### Given exercise
Only the lines from the start of the data through the line with "const errorCiASM = [0.2, 0.1, 0.03, 0.1, 0.35];" belong in the copy. Restate them word for word, minus the pictures.
===
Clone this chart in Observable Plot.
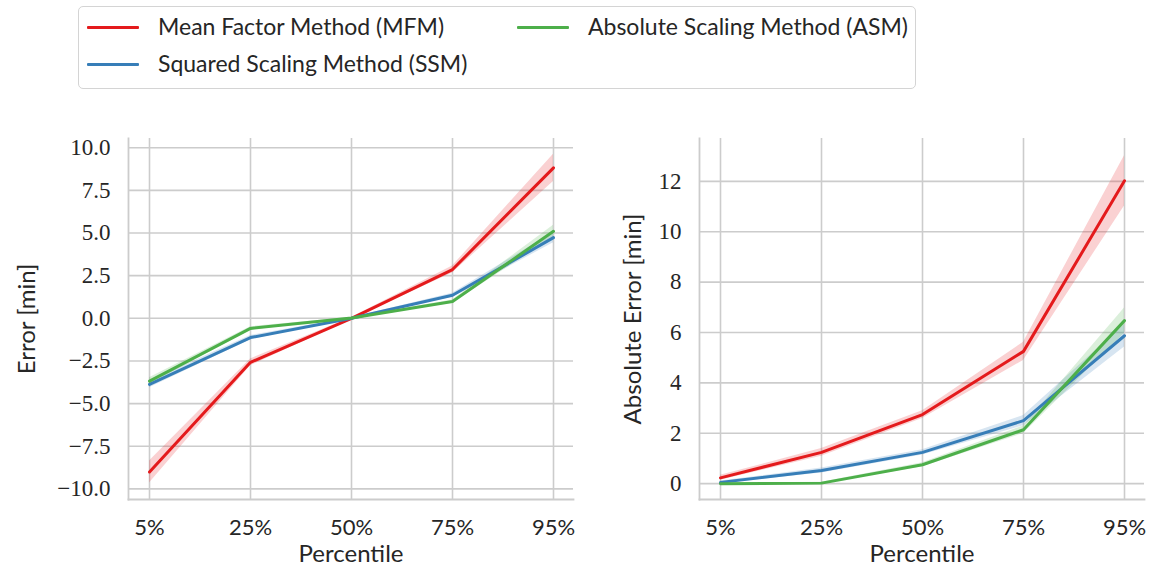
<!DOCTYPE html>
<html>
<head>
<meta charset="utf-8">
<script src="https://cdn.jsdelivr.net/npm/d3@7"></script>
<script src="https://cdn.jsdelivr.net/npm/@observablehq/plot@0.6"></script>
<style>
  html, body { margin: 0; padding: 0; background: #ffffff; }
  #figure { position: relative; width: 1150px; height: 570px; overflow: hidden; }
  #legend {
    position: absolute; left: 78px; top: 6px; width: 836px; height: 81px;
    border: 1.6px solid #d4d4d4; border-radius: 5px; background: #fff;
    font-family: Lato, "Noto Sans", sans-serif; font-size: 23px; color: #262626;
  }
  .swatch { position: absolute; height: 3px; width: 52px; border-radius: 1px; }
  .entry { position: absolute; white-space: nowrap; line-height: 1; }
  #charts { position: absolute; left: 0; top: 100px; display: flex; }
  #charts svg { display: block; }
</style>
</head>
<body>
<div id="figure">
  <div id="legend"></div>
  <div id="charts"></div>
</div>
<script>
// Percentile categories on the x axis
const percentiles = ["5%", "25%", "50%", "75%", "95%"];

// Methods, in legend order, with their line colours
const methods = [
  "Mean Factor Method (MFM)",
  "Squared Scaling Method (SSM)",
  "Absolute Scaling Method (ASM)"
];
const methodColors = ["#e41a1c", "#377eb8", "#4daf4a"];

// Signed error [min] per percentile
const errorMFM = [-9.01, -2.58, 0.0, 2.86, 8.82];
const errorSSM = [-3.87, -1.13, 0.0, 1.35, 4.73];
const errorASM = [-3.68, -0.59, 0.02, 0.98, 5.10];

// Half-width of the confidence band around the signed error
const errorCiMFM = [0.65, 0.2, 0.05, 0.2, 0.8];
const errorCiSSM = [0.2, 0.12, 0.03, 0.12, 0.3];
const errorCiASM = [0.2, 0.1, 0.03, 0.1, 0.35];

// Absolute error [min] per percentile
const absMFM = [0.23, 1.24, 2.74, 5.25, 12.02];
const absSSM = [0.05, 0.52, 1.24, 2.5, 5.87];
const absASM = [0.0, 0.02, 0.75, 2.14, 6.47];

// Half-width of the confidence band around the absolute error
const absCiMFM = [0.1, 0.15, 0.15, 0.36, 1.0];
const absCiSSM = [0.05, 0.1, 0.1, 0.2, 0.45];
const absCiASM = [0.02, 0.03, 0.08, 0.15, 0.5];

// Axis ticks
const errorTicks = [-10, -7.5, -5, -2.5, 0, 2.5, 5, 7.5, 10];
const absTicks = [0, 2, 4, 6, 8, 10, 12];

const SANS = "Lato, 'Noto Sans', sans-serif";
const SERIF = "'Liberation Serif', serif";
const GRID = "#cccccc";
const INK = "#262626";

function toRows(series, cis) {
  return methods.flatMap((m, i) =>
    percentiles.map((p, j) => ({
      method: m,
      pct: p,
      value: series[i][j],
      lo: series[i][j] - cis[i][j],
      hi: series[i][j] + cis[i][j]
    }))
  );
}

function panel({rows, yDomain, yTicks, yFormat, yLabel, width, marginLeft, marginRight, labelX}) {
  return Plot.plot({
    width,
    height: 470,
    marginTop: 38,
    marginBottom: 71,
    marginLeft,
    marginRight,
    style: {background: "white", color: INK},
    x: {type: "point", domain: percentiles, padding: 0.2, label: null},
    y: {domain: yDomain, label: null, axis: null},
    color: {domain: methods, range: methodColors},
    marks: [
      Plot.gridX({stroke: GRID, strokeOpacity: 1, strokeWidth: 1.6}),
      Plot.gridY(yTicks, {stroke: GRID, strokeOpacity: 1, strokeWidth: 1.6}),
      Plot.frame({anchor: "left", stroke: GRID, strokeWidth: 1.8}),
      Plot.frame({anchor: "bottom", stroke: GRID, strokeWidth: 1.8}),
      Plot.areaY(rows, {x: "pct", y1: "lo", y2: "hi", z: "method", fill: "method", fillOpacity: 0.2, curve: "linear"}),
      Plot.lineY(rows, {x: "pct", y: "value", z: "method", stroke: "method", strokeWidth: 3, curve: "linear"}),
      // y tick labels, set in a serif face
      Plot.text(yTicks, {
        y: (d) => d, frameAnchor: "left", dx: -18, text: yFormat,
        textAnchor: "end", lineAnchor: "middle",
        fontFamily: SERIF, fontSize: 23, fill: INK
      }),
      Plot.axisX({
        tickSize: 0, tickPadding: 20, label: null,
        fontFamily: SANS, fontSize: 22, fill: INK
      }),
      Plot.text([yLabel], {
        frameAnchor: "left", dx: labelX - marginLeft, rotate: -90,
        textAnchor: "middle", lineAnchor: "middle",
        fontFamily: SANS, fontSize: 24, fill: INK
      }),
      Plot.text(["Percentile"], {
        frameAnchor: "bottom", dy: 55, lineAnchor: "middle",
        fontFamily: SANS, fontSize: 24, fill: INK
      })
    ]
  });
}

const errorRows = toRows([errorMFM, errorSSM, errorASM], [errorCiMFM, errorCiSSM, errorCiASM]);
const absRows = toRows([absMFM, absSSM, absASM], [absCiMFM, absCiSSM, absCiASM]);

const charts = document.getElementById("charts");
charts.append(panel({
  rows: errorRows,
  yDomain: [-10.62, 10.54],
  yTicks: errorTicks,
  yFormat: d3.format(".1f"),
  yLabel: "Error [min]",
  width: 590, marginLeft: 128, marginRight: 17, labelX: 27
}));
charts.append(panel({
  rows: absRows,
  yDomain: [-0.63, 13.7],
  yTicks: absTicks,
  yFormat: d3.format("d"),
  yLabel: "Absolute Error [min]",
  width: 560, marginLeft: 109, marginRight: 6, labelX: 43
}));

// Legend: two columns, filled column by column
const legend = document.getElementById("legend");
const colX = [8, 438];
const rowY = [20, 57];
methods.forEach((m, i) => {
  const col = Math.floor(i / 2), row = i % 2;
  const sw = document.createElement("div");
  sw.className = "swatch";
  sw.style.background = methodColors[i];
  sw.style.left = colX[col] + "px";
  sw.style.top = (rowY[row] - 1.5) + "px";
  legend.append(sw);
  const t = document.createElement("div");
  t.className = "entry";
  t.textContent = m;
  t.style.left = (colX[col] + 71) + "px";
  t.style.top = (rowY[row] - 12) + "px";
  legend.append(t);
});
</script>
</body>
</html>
===
### The result
Clone this chart in Observable Plot.
<!DOCTYPE html>
<html>
<head>
<meta charset="utf-8">
<script src="https://cdn.jsdelivr.net/npm/d3@7"></script>
<script src="https://cdn.jsdelivr.net/npm/@observablehq/plot@0.6"></script>
<style>
  html, body { margin: 0; padding: 0; background: #ffffff; }
  #figure { position: relative; width: 1150px; height: 570px; overflow: hidden; }
  #legend {
    position: absolute; left: 78px; top: 6px; width: 836px; height: 81px;
    border: 1.6px solid #d4d4d4; border-radius: 5px; background: #fff;
    font-family: Lato, "Noto Sans", sans-serif; font-size: 23px; color: #262626;
  }
  .swatch { position: absolute; height: 3px; width: 52px; border-radius: 1px; }
  .entry { position: absolute; white-space: nowrap; line-height: 1; }
  #charts { position: absolute; left: 0; top: 100px; display: flex; }
  #charts svg { display: block; }
</style>
</head>
<body>
<div id="figure">
  <div id="legend"></div>
  <div id="charts"></div>
</div>
<script>
// Percentile categories on the x axis
const percentiles = ["5%", "25%", "50%", "75%", "95%"];

// Methods, in legend order, with their line colours
const methods = [
  "Mean Factor Method (MFM)",
  "Squared Scaling Method (SSM)",
  "Absolute Scaling Method (ASM)"
];
const methodColors = ["#e41a1c", "#377eb8", "#4daf4a"];

// Signed error [min] per percentile
const errorMFM = [-9.01, -2.58, 0.0, 2.86, 8.82];
const errorSSM = [-3.87, -1.13, 0.0, 1.35, 4.73];
const errorASM = [-3.68, -0.59, 0.02, 0.98, 5.10];

// Half-width of the confidence band around the signed error
const errorCiMFM = [0.65, 0.2, 0.05, 0.2, 0.8];
const errorCiSSM = [0.2, 0.12, 0.03, 0.12, 0.3];
const errorCiASM = [0.2, 0.1, 0.03, 0.1, 0.35];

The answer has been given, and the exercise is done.